§ **OBJECTIVE**: Produce a word-for-word copy of the listing below without its pictures.
<<<<
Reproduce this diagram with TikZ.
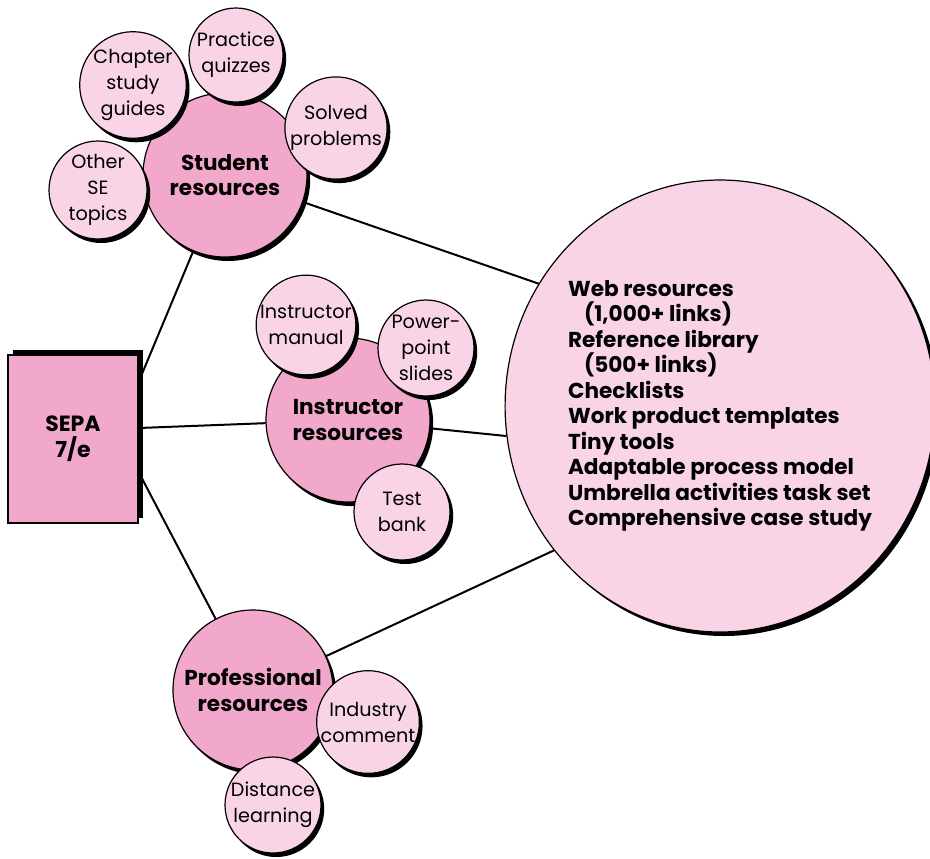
\documentclass[tikz,border=0pt]{standalone}
\usepackage{fontspec}
\setmainfont{Poppins}
\usetikzlibrary{shapes.geometric,shadows,backgrounds}
\definecolor{pinkdark}{RGB}{242,168,203}
\definecolor{pinklight}{RGB}{249,212,230}
\begin{document}
\begin{tikzpicture}
[x=0.5pt, y=-0.5pt,
  shadowdecorate/.style={drop shadow={shadow xshift=1.6pt,shadow yshift=-2pt,fill=black,opacity=1}},%
  maindecorate/.style={shape=circle,draw,line width=0.6pt,fill=pinkdark,inner sep=0pt,
    align=center,font=\bfseries\fontsize{10.8}{12.8}\selectfont,shadowdecorate},%
  subdecorate/.style={shape=circle,draw,line width=0.6pt,fill=pinklight,inner sep=0pt,
    align=center,font=\fontsize{9.6}{13}\selectfont,shadowdecorate},%
  linedecorate/.style={-,line width=1pt}]
\useasboundingbox (0,0) rectangle (930,858);
%% book
\node (sepa) at (73,439) [draw,line width=0.6pt,fill=pinkdark,minimum width=65pt,
  minimum height=84pt,align=center,font=\bfseries\fontsize{11}{13}\selectfont,
  drop shadow={shadow xshift=2.5pt,shadow yshift=2.5pt,fill=black,opacity=1}] {SEPA\\7/e};
\coordinate (sepatop) at ([yshift=28.5pt]sepa.east);
\coordinate (sepamid) at ([yshift=5.5pt]sepa.east);
\coordinate (sepalow) at ([yshift=-16.5pt]sepa.east);
%% web resources
\node (web) at (720,406) [shape=ellipse,draw,line width=0.6pt,fill=pinklight,inner sep=0pt,
  minimum width=203pt,minimum height=226pt,align=left,
  font=\bfseries\fontsize{10.8}{12.75}\selectfont,
  drop shadow={shadow xshift=2pt,shadow yshift=-2pt,fill=black,opacity=1}]
  {Web resources\\\hspace*{8pt}(1,000+ links)\\Reference library\\\hspace*{8pt}(500+ links)\\
   Checklists\\Work product templates\\Tiny tools\\Adaptable process model\\
   Umbrella activities task set\\Comprehensive case study};
%% resource circles
\foreach \nodename/\x/\y/\size/\txt in {student/225/175/82/{Student\\resources},
  instr/348/420/82/{Instructor\\resources}, prof/253/690/80/{Professional\\resources}}
{
  \node (\nodename) at (\x,\y) [maindecorate,minimum size=\size pt] {\txt};
}
\foreach \nodename/\x/\y/\size/\txt in {chapter/133/85/47/{Chapter\\study\\guides},
  quizzes/236/55/47/{Practice\\quizzes}, solved/336/128/48/{Solved\\problems},
  other/98/190/49/{Other\\SE\\topics}, manual/306/325/49/{Instructor\\manual},
  slides/426/348/48/{Power-\\point\\slides}, bank/402/512/48/{Test\\bank},
  industry/368/722/48/{Industry\\comment}, distance/273/805/48/{Distance\\learning}}
{
  \node (\nodename) at (\x,\y) [subdecorate,minimum size=\size pt] {\txt};
}
%% edges or lines
\begin{scope}[on background layer]
\path
\foreach \startnode/\endnode in {sepatop/student, sepamid/instr, sepalow/prof,
  student/web.146, instr/web.188, prof/web.221} {
  (\startnode) edge[linedecorate] (\endnode)
};
\end{scope}
\end{tikzpicture}
\end{document}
>>>>
§ **SOLVED EXERCISE**:
Reproduce this diagram with TikZ.
\documentclass[tikz,border=0pt]{standalone}
\usepackage{fontspec}
\setmainfont{Poppins}
\usetikzlibrary{shapes.geometric,shadows,backgrounds}
\definecolor{pinkdark}{RGB}{242,168,203}
\definecolor{pinklight}{RGB}{249,212,230}
\begin{document}
\begin{tikzpicture}
[x=0.5pt, y=-0.5pt,
  shadowdecorate/.style={drop shadow={shadow xshift=1.6pt,shadow yshift=-2pt,fill=black,opacity=1}},%
  maindecorate/.style={shape=circle,draw,line width=0.6pt,fill=pinkdark,inner sep=0pt,
    align=center,font=\bfseries\fontsize{10.8}{12.8}\selectfont,shadowdecorate},%
  subdecorate/.style={shape=circle,draw,line width=0.6pt,fill=pinklight,inner sep=0pt,
    align=center,font=\fontsize{9.6}{13}\selectfont,shadowdecorate},%
  linedecorate/.style={-,line width=1pt}]
\useasboundingbox (0,0) rectangle (930,858);
%% book
\node (sepa) at (73,439) [draw,line width=0.6pt,fill=pinkdark,minimum width=65pt,
  minimum height=84pt,align=center,font=\bfseries\fontsize{11}{13}\selectfont,
  drop shadow={shadow xshift=2.5pt,shadow yshift=2.5pt,fill=black,opacity=1}] {SEPA\\7/e};
\coordinate (sepatop) at ([yshift=28.5pt]sepa.east);
\coordinate (sepamid) at ([yshift=5.5pt]sepa.east);
\coordinate (sepalow) at ([yshift=-16.5pt]sepa.east);
%% web resources
\node (web) at (720,406) [shape=ellipse,draw,line width=0.6pt,fill=pinklight,inner sep=0pt,
  minimum width=203pt,minimum height=226pt,align=left,
  font=\bfseries\fontsize{10.8}{12.75}\selectfont,
  drop shadow={shadow xshift=2pt,shadow yshift=-2pt,fill=black,opacity=1}]
  {Web resources\\\hspace*{8pt}(1,000+ links)\\Reference library\\\hspace*{8pt}(500+ links)\\
   Checklists\\Work product templates\\Tiny tools\\Adaptable process model\\
   Umbrella activities task set\\Comprehensive case study};
%% resource circles
\foreach \nodename/\x/\y/\size/\txt in {student/225/175/82/{Student\\resources},
  instr/348/420/82/{Instructor\\resources}, prof/253/690/80/{Professional\\resources}}
{
  \node (\nodename) at (\x,\y) [maindecorate,minimum size=\size pt] {\txt};
}
\foreach \nodename/\x/\y/\size/\txt in {chapter/133/85/47/{Chapter\\study\\guides},
  quizzes/236/55/47/{Practice\\quizzes}, solved/336/128/48/{Solved\\problems},
  other/98/190/49/{Other\\SE\\topics}, manual/306/325/49/{Instructor\\manual},
  slides/426/348/48/{Power-\\point\\slides}, bank/402/512/48/{Test\\bank},
  industry/368/722/48/{Industry\\comment}, distance/273/805/48/{Distance\\learning}}
{
  \node (\nodename) at (\x,\y) [subdecorate,minimum size=\size pt] {\txt};
}
%% edges or lines
\begin{scope}[on background layer]
\path
\foreach \startnode/\endnode in {sepatop/student, sepamid/instr, sepalow/prof,
  student/web.146, instr/web.188, prof/web.221} {
  (\startnode) edge[linedecorate] (\endnode)
};
\end{scope}
\end{tikzpicture}
\end{document}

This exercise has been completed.